February 07, 1985|ELLEN FARLEY | Times Staff Writer

Baer, who is working on preliminary designs for "The Gummi Bears," has mixed feelings about the venture.

"In a way, Eisner and Wells are very good for the studio because they're doing so much more now and it's kind of been (good) for everybody," she said. But, she added, "The Disney quality has always been so unique, and it's what set the studio apart. To see it deteriorate would just be a tragedy."

"The Gummi Bears" series is based on a candy product of the same name that is made by Heide, a West German company. Disney is presently developing toy bear characters for both the program and a toy line to be sold by Disney.

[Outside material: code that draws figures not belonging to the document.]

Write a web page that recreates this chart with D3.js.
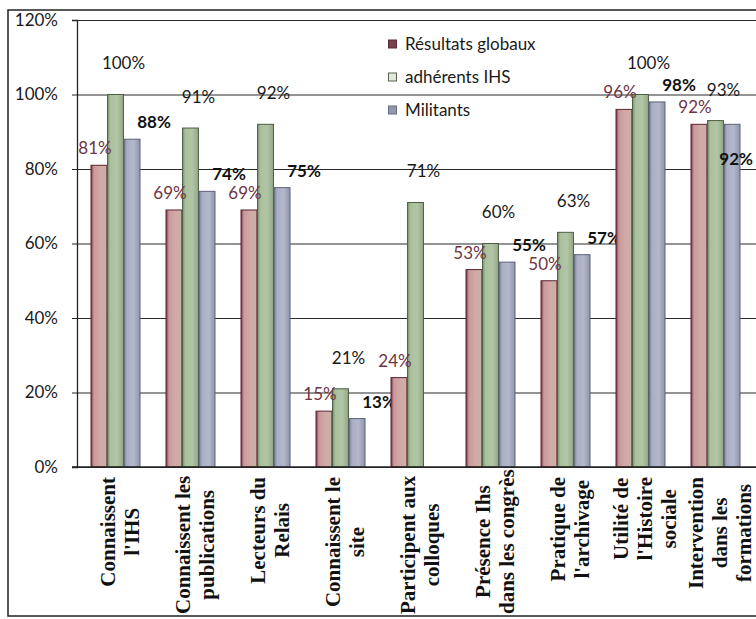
<!DOCTYPE html>
<html>
<head>
<meta charset="utf-8">
<script src="https://cdn.jsdelivr.net/npm/d3@7"></script>
<style>
  body { margin: 0; background: #fff; }
  .tick text { font-family: Lato, "Open Sans", sans-serif; }
</style>
</head>
<body>
<svg width="756" height="619"></svg>
<script>
// data
var categories = [
  ["Connaissent", "l'IHS"],
  ["Connaissent les", "publications"],
  ["Lecteurs du", "Relais"],
  ["Connaissent le", "site"],
  ["Participent aux", "colloques"],
  ["Présence Ihs", "dans les congrès"],
  ["Pratique de", "l'archivage"],
  ["Utilité de", "l'Histoire", "sociale"],
  ["Intervention", "dans les", "formations"]
];
var seriesNames = ["Résultats globaux", "adhérents IHS", "Militants"];
var globaux = [81, 69, 69, 15, 24, 53, 50, 96, 92];
var adherents = [100, 91, 92, 21, 71, 60, 63, 100, 93];
var militants = [88, 74, 75, 13, null, 55, 57, 98, 92];
var yTicks = [0, 20, 40, 60, 80, 100, 120];

var svg = d3.select("svg"),
    width = +svg.attr("width"),
    height = +svg.attr("height");

var values = [globaux, adherents, militants];
var keys = categories.map(function(c) { return c.join(" "); });

var x0 = d3.scaleBand().domain(keys).range([77.5, 752.5]);
var x1 = d3.scaleBand().domain(seriesNames).range([13.5, 62.5]).paddingInner(0.04);
var y = d3.scaleLinear().domain([0, 120]).range([467, 20]);

// bar gradients
var defs = svg.append("defs");
var grads = [
  { id: "gRed", stops: ["#7a3444", "#c99a9c", "#d2aaa6", "#c4b2a4"], stroke: "#5c2432" },
  { id: "gGreen", stops: ["#7e9474", "#a9c09d", "#b2c6a6", "#93a888"], stroke: "#4d5c45" },
  { id: "gBlue", stops: ["#747a94", "#a9aec4", "#b3b8cb", "#8f95ab"], stroke: "#5c6276" }
];
grads.forEach(function(g) {
  var lg = defs.append("linearGradient").attr("id", g.id)
    .attr("x1", "0%").attr("x2", "100%").attr("y1", "0%").attr("y2", "0%");
  [0, 0.18, 0.6, 1].forEach(function(o, i) {
    lg.append("stop").attr("offset", o).attr("stop-color", g.stops[i]);
  });
});

// outer frame
svg.append("rect")
  .attr("x", 8).attr("y", 10)
  .attr("width", 770).attr("height", 606)
  .attr("fill", "none").attr("stroke", "#222").attr("stroke-width", 1.5);

// gridlines
svg.append("g")
  .attr("transform", "translate(77,0)")
  .call(d3.axisLeft(y).tickValues(yTicks).tickSize(-(width - 77)).tickFormat(""))
  .call(function(g) { g.select(".domain").remove(); })
  .selectAll("line").attr("stroke", "#2a2a2a").attr("stroke-width", 1.2);

// y axis
var yAxis = svg.append("g")
  .attr("transform", "translate(77,0)")
  .call(d3.axisLeft(y).tickValues(yTicks).tickSize(5).tickPadding(14)
    .tickFormat(function(d) { return d + "%"; }));
yAxis.select(".domain").attr("stroke", "#222").attr("stroke-width", 1.3);
yAxis.selectAll("text").attr("font-size", "17px").attr("fill", "#1a1a1a");
yAxis.selectAll("line").attr("stroke", "#222");

// bars
var groups = svg.selectAll(".grp")
  .data(keys).enter()
  .append("g")
  .attr("class", "grp")
  .attr("transform", function(d) { return "translate(" + x0(d) + ",0)"; });

seriesNames.forEach(function(s, si) {
  groups.filter(function(d, i) { return values[si][i] != null; })
    .append("rect")
    .attr("x", x1(s))
    .attr("width", x1.bandwidth())
    .attr("y", function(d) { return y(values[si][keys.indexOf(d)]); })
    .attr("height", function(d) { return y(0) - y(values[si][keys.indexOf(d)]); })
    .attr("fill", "url(#" + grads[si].id + ")")
    .attr("stroke", grads[si].stroke)
    .attr("stroke-width", 1);
});

// x axis line
svg.append("line")
  .attr("x1", 72).attr("x2", width)
  .attr("y1", y(0)).attr("y2", y(0))
  .attr("stroke", "#222").attr("stroke-width", 1.3);

// data labels, each series has its own habit in the original
var labelStyle = [
  { dx: -4, dy: -17, fill: "#6e3545", weight: "normal" },
  { dx: 8, dy: -31, fill: "#1a1a1a", weight: "normal" },
  { dx: 22, dy: -17, fill: "#111", weight: "bold" }
];
seriesNames.forEach(function(s, si) {
  groups.filter(function(d, i) { return values[si][i] != null; })
    .append("text")
    .attr("class", "lbl")
    .attr("x", x1(s) + x1.bandwidth() / 2 + labelStyle[si].dx)
    .attr("y", function(d) { return y(values[si][keys.indexOf(d)]) + labelStyle[si].dy; })
    .attr("dy", "0.35em")
    .attr("text-anchor", "middle")
    .attr("font-family", "Lato, 'Open Sans', sans-serif")
    .attr("font-size", "17px")
    .attr("font-weight", labelStyle[si].weight)
    .attr("fill", labelStyle[si].fill)
    .text(function(d) { return values[si][keys.indexOf(d)] + "%"; });
});

// keep labels inside the right edge (last one sits lower, over the bar)
svg.selectAll(".lbl").each(function() {
  var t = d3.select(this);
  var b = this.getBoundingClientRect();
  if (b.right > width - 2) {
    t.attr("x", +t.attr("x") - (b.right - width + 3))
     .attr("y", +t.attr("y") + 52);
  }
});

// category labels, rotated, several lines
groups.each(function(d, i) {
  var g = d3.select(this);
  var lines = categories[i];
  var cx = x0.bandwidth() / 2;
  var texts = lines.map(function(line, li) {
    var bx = cx + 12 + (li - (lines.length - 1) / 2) * 24;
    return g.append("text")
      .attr("font-family", "'Liberation Serif', 'Times New Roman', serif")
      .attr("font-weight", "bold")
      .attr("font-size", "21px")
      .attr("fill", "#111")
      .attr("text-anchor", "middle")
      .attr("data-bx", bx)
      .text(line);
  });
  var maxLen = d3.max(texts, function(t) { return t.node().getComputedTextLength(); });
  var cy = Math.min(477 + maxLen / 2, 614 - maxLen / 2);
  texts.forEach(function(t) {
    t.attr("transform", "translate(" + t.attr("data-bx") + "," + cy + ") rotate(-90)");
  });
});

// legend
var legend = svg.append("g").attr("transform", "translate(388,44)");
var markers = [
  { fill: "#7a4050", stroke: "#5a2a36" },
  { fill: "#e3e8dc", stroke: "#55624f" },
  { fill: "#9398ae", stroke: "#676c80" }
];
seriesNames.forEach(function(s, i) {
  var row = legend.append("g").attr("transform", "translate(0," + i * 33 + ")");
  row.append("rect")
    .attr("x", 0.5).attr("y", -4)
    .attr("width", 8).attr("height", 8)
    .attr("fill", markers[i].fill)
    .attr("stroke", markers[i].stroke)
    .attr("stroke-width", 1);
  row.append("text")
    .attr("x", 17).attr("dy", "0.35em")
    .attr("font-family", "Lato, 'Open Sans', sans-serif")
    .attr("font-size", "17px")
    .attr("fill", "#1a1a1a")
    .text(s);
});
</script>
</body>
</html>
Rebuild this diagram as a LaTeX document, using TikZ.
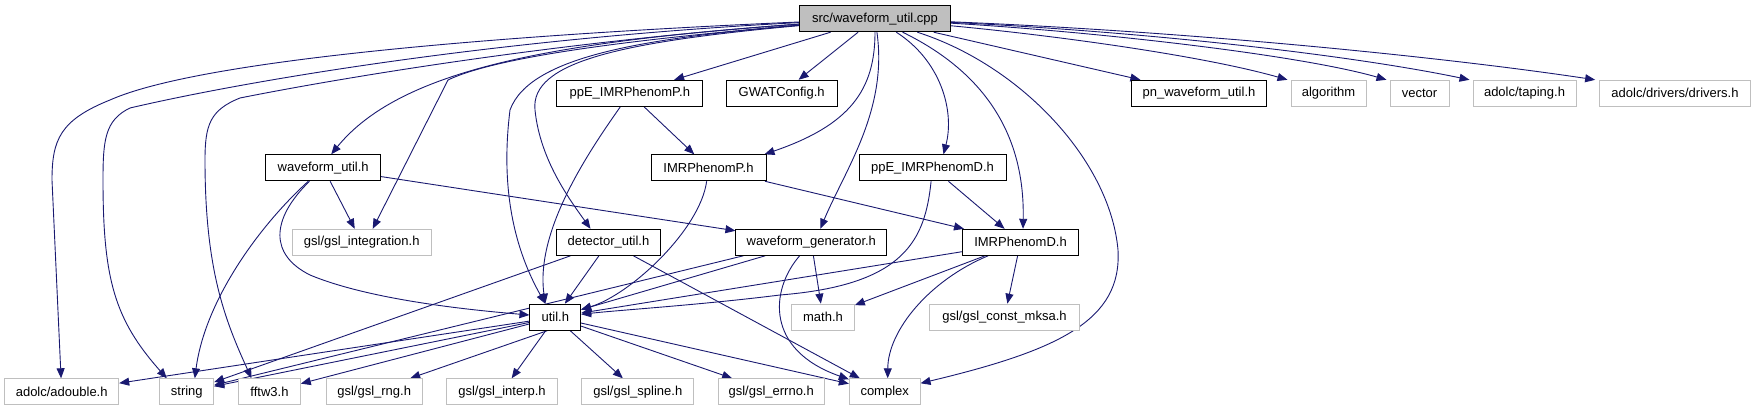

"The Wuzzles" is a co-venture with toy manufacturer Hasbro Bradley Inc. The program is based on six different characters that were developed by both companies for both the series and a plush toy line to be marketed by Hasbro. "Wuzzles" are combinations of two animals-- for example, a bumblebee and a lion becomes a "bumblelion." The toys will be unveiled next Monday at a toy industry convention in New York.

Both series are expected to attract unfavorable attention from Action for Children's Television, the organization headed by children's programming advocate Peggy Charren, who has fought against children's shows developed around merchandise. "I have been predicting for a long time that if we let programs sell toys on TV, the next thing they're going to do is sell sugar, and sure enough, here we have a program ("The Gummi Bears") that is based on sugar," said Charren.

"One would assume Disney is going to be benefitting from the sale of the candy," she said.

Disney officials were not available to comment on the Gummi Bears arrangement, but a spokesman for Hasbro said the "Wuzzles" contract calls for Hasbro and Disney to split the profits 50-50 from both the series and the toys.

To be sure, the classic Disney animation style won't disappear. It is scheduled to appear in at least two of the studio's feature films, "The Black Cauldron," which will be released next summer, and "Basil of Baker Street," which is just beginning the animation process.

According to animator Stanchfield, "(Disney President of Motion Pictures and Television) Jeffrey Katzenberg gave a talk to us and tried to assure us that it wasn't that we were being ousted in any way. They (the management) have been talking about doing things like a sequel to 'Bambi,' and they seem to be very serious about enlarging the staff and doing these other shows."

But Stanchfield added that "they're going to be more cost-conscious from now on, and to do a picture like 'Bambi' (the original version) would be impossible now."